> WHAT YOU SHOULD DO: Take the lines from the one with "Recreate this image" through the one with "height=55pt] (gh) at", both ends kept, and reproduce them exactly without the pictures.

> DATA PROVIDED:
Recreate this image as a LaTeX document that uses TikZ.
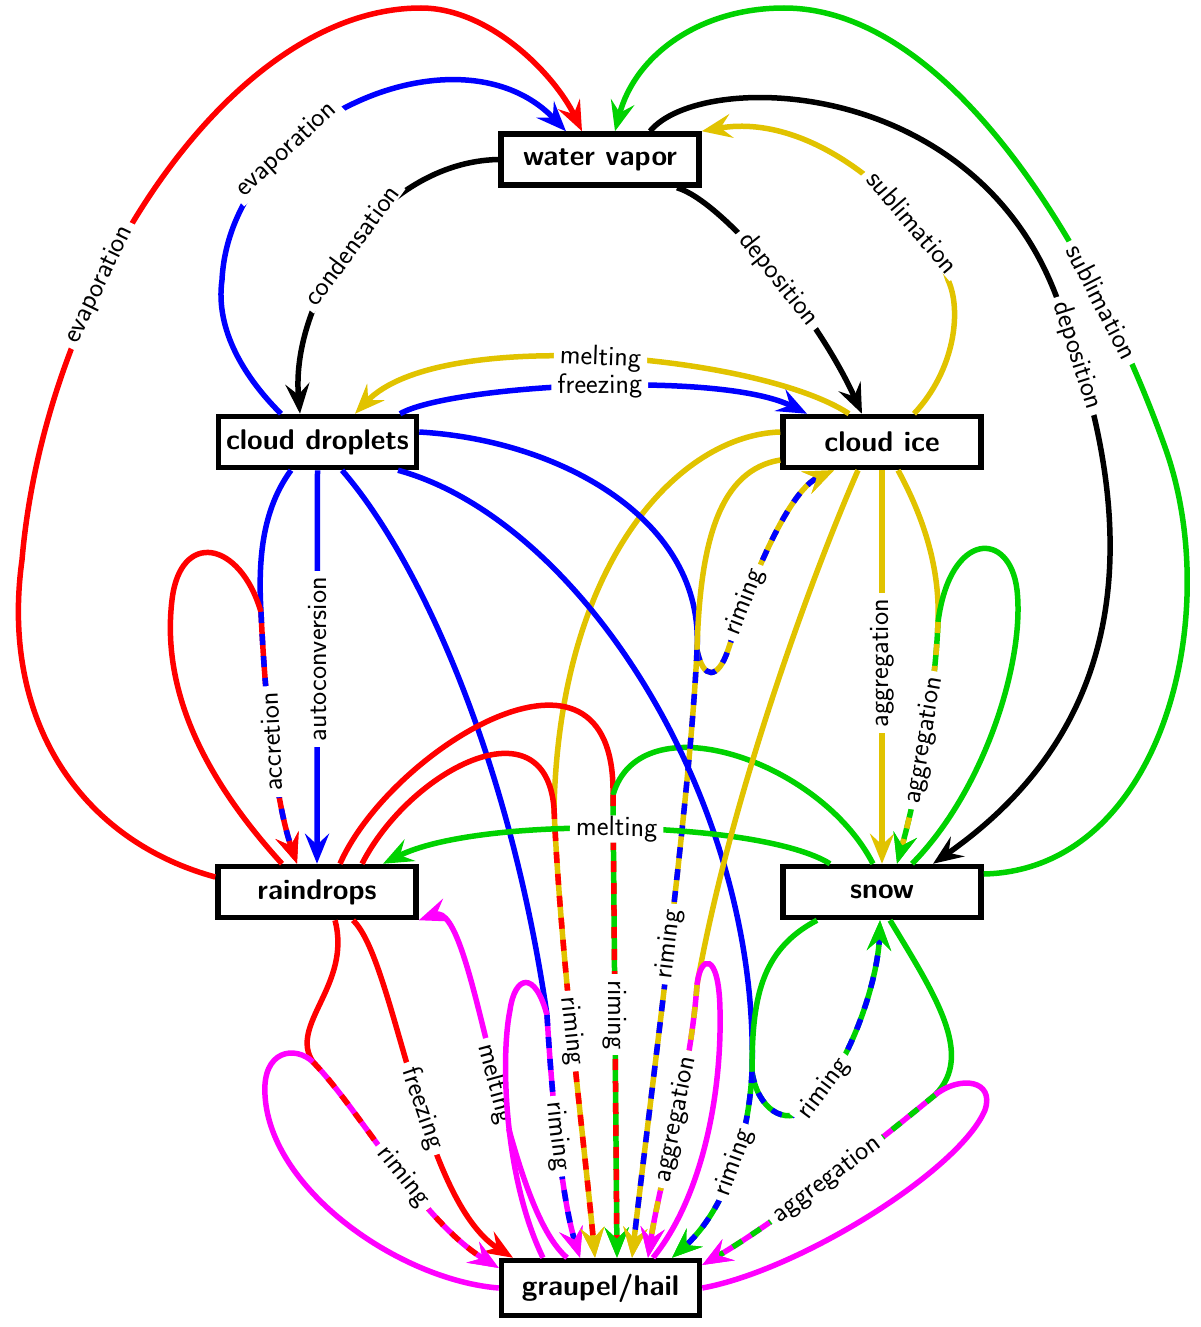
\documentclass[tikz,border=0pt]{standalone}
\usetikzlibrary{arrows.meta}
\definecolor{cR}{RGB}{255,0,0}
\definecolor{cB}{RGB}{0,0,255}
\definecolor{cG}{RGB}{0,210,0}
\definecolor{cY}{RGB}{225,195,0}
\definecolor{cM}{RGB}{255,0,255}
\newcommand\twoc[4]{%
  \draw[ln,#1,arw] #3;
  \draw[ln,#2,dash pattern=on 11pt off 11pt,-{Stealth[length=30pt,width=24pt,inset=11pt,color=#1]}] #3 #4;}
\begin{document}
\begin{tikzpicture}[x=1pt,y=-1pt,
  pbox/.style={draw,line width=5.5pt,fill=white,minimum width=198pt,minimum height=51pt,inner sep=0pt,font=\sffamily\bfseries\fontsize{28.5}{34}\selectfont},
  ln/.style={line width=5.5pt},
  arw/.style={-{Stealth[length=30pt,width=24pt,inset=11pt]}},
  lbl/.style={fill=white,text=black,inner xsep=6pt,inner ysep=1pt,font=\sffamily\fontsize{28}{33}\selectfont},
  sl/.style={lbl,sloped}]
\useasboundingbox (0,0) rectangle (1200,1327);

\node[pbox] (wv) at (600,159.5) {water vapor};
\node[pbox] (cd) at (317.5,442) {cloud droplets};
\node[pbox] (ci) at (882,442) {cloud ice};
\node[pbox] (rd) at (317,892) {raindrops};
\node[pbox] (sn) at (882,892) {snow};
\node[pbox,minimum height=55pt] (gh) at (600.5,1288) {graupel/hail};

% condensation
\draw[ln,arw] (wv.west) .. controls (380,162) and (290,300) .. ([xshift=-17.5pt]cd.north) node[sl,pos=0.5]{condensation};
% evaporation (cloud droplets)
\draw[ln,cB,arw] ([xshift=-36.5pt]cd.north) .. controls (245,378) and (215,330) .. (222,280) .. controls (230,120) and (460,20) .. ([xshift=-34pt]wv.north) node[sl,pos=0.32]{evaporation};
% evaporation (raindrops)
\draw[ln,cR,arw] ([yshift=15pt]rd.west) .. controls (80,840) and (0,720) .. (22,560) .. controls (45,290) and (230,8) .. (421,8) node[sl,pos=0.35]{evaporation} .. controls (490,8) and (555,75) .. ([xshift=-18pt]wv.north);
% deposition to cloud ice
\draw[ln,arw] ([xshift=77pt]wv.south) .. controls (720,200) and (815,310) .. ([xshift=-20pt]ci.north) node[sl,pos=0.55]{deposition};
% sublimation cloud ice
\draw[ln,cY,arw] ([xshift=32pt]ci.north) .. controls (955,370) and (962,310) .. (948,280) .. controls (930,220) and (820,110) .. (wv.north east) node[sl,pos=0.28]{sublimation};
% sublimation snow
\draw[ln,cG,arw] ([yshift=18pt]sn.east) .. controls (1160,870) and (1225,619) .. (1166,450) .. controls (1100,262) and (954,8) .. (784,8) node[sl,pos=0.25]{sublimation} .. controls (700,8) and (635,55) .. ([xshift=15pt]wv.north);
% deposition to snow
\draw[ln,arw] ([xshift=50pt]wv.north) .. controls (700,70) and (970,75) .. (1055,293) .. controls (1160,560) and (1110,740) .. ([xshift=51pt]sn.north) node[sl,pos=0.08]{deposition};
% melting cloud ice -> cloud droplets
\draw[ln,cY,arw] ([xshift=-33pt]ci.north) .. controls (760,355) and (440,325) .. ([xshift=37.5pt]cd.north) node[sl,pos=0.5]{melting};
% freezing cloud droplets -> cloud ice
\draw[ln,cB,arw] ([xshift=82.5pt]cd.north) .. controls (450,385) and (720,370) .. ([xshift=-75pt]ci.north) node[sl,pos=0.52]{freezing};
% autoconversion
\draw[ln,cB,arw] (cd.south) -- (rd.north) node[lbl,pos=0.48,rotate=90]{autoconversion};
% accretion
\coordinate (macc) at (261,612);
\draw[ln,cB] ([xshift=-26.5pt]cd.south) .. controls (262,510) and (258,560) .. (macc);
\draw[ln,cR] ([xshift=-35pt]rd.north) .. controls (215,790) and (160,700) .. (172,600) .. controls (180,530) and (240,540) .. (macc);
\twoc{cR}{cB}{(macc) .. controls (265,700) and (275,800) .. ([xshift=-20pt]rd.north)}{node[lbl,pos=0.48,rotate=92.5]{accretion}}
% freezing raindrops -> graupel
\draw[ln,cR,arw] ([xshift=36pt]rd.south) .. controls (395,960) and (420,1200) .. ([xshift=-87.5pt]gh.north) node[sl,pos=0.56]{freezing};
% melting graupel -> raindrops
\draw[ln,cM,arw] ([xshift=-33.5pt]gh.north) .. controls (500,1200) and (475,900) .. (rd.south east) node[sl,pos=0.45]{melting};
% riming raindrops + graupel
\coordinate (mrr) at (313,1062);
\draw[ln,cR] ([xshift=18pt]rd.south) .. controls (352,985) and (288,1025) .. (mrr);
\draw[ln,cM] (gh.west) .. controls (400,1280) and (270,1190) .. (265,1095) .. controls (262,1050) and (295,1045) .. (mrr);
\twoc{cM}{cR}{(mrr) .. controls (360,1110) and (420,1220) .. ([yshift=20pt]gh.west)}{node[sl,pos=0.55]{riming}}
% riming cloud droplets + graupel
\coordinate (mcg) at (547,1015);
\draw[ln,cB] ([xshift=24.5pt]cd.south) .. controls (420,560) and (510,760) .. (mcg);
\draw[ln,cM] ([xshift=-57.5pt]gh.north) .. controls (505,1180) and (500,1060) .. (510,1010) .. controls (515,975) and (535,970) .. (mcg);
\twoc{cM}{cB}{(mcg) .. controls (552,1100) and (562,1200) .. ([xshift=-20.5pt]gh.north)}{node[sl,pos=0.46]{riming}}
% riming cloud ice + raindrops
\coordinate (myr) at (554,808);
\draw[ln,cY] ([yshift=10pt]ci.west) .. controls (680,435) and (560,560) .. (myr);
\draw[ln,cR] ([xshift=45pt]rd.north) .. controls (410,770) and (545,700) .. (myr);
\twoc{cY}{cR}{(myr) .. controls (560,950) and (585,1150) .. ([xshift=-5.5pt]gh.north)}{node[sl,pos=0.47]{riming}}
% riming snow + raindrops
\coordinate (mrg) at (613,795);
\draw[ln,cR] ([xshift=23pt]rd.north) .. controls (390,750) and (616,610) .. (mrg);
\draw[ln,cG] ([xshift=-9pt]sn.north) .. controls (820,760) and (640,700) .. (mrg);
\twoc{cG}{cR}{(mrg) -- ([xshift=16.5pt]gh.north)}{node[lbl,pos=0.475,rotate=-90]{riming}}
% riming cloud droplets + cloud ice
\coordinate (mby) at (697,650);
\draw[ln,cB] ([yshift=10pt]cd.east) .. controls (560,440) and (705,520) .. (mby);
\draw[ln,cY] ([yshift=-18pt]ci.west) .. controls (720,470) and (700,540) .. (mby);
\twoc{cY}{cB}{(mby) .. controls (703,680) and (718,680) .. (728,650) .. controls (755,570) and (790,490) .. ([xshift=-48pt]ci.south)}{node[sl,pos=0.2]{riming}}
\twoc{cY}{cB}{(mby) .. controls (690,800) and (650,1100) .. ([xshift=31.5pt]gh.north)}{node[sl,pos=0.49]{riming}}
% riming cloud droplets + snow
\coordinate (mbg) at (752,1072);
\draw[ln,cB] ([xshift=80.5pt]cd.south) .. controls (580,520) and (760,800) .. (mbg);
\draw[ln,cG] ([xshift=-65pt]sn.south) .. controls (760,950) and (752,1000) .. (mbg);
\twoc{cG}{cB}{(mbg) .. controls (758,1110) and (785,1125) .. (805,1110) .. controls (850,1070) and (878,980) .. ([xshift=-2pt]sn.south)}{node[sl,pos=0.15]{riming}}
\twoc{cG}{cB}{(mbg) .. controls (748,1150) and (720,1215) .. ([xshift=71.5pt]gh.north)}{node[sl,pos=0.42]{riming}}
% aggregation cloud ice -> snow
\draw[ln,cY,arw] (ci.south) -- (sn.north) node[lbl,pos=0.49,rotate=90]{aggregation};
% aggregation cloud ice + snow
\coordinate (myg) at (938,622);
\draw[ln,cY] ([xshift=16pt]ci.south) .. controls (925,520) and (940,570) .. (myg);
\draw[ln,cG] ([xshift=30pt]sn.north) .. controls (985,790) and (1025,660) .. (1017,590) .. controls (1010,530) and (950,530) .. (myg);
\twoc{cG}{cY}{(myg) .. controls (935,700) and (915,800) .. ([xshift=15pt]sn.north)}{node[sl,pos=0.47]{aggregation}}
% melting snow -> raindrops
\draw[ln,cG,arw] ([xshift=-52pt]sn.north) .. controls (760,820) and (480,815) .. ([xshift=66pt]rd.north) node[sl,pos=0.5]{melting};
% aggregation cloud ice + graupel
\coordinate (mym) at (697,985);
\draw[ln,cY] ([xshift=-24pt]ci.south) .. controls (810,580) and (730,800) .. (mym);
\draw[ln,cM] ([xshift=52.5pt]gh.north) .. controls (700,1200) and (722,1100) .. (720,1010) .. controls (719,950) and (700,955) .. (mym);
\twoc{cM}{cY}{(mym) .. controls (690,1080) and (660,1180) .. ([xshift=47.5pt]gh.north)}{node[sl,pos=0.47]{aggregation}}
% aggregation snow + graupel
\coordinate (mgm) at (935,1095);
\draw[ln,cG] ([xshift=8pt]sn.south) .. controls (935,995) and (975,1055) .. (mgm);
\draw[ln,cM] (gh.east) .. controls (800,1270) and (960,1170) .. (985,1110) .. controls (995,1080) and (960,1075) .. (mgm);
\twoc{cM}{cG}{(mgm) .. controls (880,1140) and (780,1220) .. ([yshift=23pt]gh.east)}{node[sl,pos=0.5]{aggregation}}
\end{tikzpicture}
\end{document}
==
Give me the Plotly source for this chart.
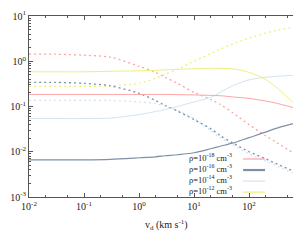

> RESULT OF THIS TASK:
Recreate this image as a LaTeX document that uses TikZ.
\documentclass[tikz,border=0pt]{standalone}
\usetikzlibrary{arrows.meta}
\definecolor{cR}{RGB}{255,0,0}
\definecolor{cB}{RGB}{0,0,255}
\definecolor{cG}{RGB}{0,210,0}
\definecolor{cY}{RGB}{225,195,0}
\definecolor{cM}{RGB}{255,0,255}
\newcommand\twoc[4]{%
  \draw[ln,#1,arw] #3;
  \draw[ln,#2,dash pattern=on 11pt off 11pt,-{Stealth[length=30pt,width=24pt,inset=11pt,color=#1]}] #3 #4;}
\begin{document}
\begin{tikzpicture}[x=1pt,y=-1pt,
  pbox/.style={draw,line width=5.5pt,fill=white,minimum width=198pt,minimum height=51pt,inner sep=0pt,font=\sffamily\bfseries\fontsize{28.5}{34}\selectfont},
  ln/.style={line width=5.5pt},
  arw/.style={-{Stealth[length=30pt,width=24pt,inset=11pt]}},
  lbl/.style={fill=white,text=black,inner xsep=6pt,inner ysep=1pt,font=\sffamily\fontsize{28}{33}\selectfont},
  sl/.style={lbl,sloped}]
\useasboundingbox (0,0) rectangle (1200,1327);

\node[pbox] (wv) at (600,159.5) {water vapor};
\node[pbox] (cd) at (317.5,442) {cloud droplets};
\node[pbox] (ci) at (882,442) {cloud ice};
\node[pbox] (rd) at (317,892) {raindrops};
\node[pbox] (sn) at (882,892) {snow};
\node[pbox,minimum height=55pt] (gh) at (600.5,1288) {graupel/hail};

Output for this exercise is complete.